CONWAY AREA, SC (WBTW) – Two people have been arrested in connection with a deadly bingo hall shooting in Horry County.
Derrick Rivera, 29, of Georgetown, and Bradford Britton, 40, also of Georgetown, have been arrested in the case, according to Mikayla Moskov, with the Horry County Police Department.
According to newly released arrest warrants, Rivera “did enter the Waccamaw Bingo located at 4011 Belle Terre Blvd in the Myrtle Beach section of Horry County while armed with a handgun and robbed the business. During the course of the robbery, the defendant did shoot two victims with malice and aforethought causing their deaths.”

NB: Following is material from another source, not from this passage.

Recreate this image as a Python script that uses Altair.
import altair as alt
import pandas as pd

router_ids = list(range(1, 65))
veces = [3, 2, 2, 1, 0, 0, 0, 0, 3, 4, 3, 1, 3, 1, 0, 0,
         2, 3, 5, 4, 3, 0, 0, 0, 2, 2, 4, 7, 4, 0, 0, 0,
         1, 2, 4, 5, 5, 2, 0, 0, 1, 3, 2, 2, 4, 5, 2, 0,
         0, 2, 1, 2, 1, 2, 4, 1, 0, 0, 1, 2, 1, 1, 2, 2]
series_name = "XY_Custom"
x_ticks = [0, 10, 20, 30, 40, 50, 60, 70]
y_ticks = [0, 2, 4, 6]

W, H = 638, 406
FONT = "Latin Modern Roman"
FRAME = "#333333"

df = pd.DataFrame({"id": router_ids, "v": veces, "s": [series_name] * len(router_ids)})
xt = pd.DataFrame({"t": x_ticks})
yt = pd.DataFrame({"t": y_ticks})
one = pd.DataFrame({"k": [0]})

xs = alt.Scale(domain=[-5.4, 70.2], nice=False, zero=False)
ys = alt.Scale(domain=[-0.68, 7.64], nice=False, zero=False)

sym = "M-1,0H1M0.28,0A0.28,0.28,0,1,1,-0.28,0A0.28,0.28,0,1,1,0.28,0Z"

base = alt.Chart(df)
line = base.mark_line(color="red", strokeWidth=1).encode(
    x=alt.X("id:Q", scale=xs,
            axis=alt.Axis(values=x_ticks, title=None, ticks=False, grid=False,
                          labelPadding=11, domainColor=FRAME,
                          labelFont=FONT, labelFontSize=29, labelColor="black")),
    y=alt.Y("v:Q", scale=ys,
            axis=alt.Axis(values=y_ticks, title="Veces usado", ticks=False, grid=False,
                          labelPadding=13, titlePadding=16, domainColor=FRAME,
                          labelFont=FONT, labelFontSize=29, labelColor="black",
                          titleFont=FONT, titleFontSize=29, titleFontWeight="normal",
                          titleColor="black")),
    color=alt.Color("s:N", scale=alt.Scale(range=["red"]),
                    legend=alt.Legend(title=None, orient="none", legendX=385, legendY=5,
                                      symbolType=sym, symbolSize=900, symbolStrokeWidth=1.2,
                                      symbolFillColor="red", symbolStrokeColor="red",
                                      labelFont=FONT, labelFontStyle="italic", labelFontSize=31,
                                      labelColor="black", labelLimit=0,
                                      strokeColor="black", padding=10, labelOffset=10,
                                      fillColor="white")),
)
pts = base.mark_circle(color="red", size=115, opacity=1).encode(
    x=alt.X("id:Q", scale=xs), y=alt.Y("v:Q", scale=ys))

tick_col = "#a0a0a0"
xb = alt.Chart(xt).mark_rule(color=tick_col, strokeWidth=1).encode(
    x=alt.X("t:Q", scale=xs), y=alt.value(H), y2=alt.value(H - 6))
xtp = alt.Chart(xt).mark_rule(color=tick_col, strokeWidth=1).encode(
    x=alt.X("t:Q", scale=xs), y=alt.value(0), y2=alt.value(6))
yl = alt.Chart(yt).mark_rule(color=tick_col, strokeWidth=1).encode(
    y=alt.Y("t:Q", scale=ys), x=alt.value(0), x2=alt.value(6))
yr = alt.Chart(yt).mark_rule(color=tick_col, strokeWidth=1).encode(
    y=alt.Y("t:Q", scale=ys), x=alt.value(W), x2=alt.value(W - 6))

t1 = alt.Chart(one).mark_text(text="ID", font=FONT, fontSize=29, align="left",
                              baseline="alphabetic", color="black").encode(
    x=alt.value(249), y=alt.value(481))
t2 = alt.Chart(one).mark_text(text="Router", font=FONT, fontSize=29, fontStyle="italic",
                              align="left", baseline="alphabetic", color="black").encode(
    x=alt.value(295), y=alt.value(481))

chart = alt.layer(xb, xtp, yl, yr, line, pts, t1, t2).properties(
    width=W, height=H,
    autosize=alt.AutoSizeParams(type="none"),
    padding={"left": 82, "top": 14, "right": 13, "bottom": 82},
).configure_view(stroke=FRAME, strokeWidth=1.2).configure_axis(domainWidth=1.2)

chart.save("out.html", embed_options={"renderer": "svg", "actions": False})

The warrants also detail how police believe Britton, “did commit the offense of armed robbery with a codefendant. During the commission of the robbery, two victims were shot and killed with malice aforethought.”
Rivera is charged with two counts of murder, two counts of armed robbery, possession of a weapon during the commission of a violent crime, and possession of a weapon by a convicted felon.
Britton is charged with two counts of murder and two counts of armed robbery. He was also wanted on a fugitive warrant out of Texas for failure to appear on a narcotics charge.
Both men waived their rights to be present for an initial bond hearing in court on Thursday since bond must be set by the Circuit Court. Judge William Hutson referred the murder charges up to Circuit Court for bond.
Rivera has a lengthy arrest record dating back to 2006 with the most recent charges in May for attempted murder. Download SLED arrest record.
The incident happened at Waccamaw Bingo, along Belle Terre Boulevard off of Highway 501 in the Forestbrook area, around 9:30 p.m. Friday night.
The Horry County Coroner’s Office identified the two victims in the shooting as Stephen “Steve” Johnson, Sr., 73, and Stephen “Sparky” Johnson Jr., 46. The two men were father and son and from Sumter. The pair owned the bingo hall.
Steve Johnson Sr.’s brother and other friends said Steve and Sparky made the bingo parlor a true family-owned and family-oriented place where the community could come together.
“We had so much fun working here,” said John Reichardt, who worked alongside the men calling bingo numbers for nearly 30 years. “I mean, they were good people. They’d do anything for you.”